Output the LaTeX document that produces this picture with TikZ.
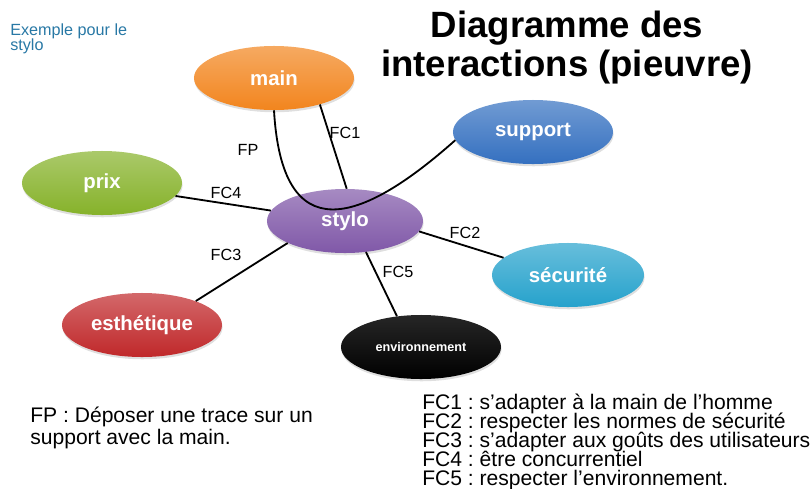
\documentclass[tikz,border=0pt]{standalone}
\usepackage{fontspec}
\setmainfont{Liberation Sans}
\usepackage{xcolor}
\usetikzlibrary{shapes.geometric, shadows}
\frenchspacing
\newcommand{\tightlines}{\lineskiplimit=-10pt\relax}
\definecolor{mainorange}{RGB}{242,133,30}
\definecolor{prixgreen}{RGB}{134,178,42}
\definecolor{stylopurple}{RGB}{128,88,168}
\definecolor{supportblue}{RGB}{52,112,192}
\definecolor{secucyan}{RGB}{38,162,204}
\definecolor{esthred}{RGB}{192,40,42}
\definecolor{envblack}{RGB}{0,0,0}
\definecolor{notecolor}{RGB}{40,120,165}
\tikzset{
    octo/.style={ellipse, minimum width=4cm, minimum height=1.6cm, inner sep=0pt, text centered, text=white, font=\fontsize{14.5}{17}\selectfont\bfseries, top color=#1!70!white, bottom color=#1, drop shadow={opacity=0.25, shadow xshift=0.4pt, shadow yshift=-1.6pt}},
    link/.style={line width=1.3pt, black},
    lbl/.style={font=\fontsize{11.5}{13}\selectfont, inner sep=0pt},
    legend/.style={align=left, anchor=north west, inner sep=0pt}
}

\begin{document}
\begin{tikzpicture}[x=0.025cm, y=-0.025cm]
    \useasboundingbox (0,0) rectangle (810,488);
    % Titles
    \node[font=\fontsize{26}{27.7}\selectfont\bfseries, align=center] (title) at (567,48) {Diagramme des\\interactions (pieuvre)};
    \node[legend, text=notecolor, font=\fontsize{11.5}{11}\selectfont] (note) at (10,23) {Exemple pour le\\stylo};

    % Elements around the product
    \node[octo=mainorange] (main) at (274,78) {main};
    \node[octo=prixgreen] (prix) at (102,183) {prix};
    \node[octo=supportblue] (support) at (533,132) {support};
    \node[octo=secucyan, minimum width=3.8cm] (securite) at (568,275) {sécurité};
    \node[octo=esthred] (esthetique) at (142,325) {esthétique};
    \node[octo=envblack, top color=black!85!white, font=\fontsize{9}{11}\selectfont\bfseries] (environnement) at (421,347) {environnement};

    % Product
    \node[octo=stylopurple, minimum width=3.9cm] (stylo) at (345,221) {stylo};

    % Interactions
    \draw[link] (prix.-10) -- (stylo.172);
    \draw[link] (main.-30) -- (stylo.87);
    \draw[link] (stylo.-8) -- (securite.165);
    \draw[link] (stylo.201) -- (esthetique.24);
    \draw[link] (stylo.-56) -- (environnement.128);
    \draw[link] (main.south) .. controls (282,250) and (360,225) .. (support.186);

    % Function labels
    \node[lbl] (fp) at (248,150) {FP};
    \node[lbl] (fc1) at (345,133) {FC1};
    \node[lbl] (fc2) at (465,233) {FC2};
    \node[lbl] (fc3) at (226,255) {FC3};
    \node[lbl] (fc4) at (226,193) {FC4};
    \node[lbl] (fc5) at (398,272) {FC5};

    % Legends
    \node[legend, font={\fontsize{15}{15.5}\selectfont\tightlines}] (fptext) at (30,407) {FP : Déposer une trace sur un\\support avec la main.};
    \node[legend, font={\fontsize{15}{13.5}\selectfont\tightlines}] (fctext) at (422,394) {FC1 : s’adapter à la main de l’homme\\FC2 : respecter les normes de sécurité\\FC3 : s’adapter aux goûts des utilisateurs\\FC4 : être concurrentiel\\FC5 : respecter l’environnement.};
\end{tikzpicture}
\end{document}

--------------------------------

#### [Work instructions]
Reproduce only the lines from the beginning of the data through the line that contains "(note) at (10,23)", both included, and please drop the pictures.

#### [Solution for this task]
Output the LaTeX document that produces this picture with TikZ.
\documentclass[tikz,border=0pt]{standalone}
\usepackage{fontspec}
\setmainfont{Liberation Sans}
\usepackage{xcolor}
\usetikzlibrary{shapes.geometric, shadows}
\frenchspacing
\newcommand{\tightlines}{\lineskiplimit=-10pt\relax}
\definecolor{mainorange}{RGB}{242,133,30}
\definecolor{prixgreen}{RGB}{134,178,42}
\definecolor{stylopurple}{RGB}{128,88,168}
\definecolor{supportblue}{RGB}{52,112,192}
\definecolor{secucyan}{RGB}{38,162,204}
\definecolor{esthred}{RGB}{192,40,42}
\definecolor{envblack}{RGB}{0,0,0}
\definecolor{notecolor}{RGB}{40,120,165}
\tikzset{
    octo/.style={ellipse, minimum width=4cm, minimum height=1.6cm, inner sep=0pt, text centered, text=white, font=\fontsize{14.5}{17}\selectfont\bfseries, top color=#1!70!white, bottom color=#1, drop shadow={opacity=0.25, shadow xshift=0.4pt, shadow yshift=-1.6pt}},
    link/.style={line width=1.3pt, black},
    lbl/.style={font=\fontsize{11.5}{13}\selectfont, inner sep=0pt},
    legend/.style={align=left, anchor=north west, inner sep=0pt}
}

\begin{document}
\begin{tikzpicture}[x=0.025cm, y=-0.025cm]
    \useasboundingbox (0,0) rectangle (810,488);
    % Titles
    \node[font=\fontsize{26}{27.7}\selectfont\bfseries, align=center] (title) at (567,48) {Diagramme des\\interactions (pieuvre)};
    \node[legend, text=notecolor, font=\fontsize{11.5}{11}\selectfont] (note) at (10,23) {Exemple pour le\\stylo};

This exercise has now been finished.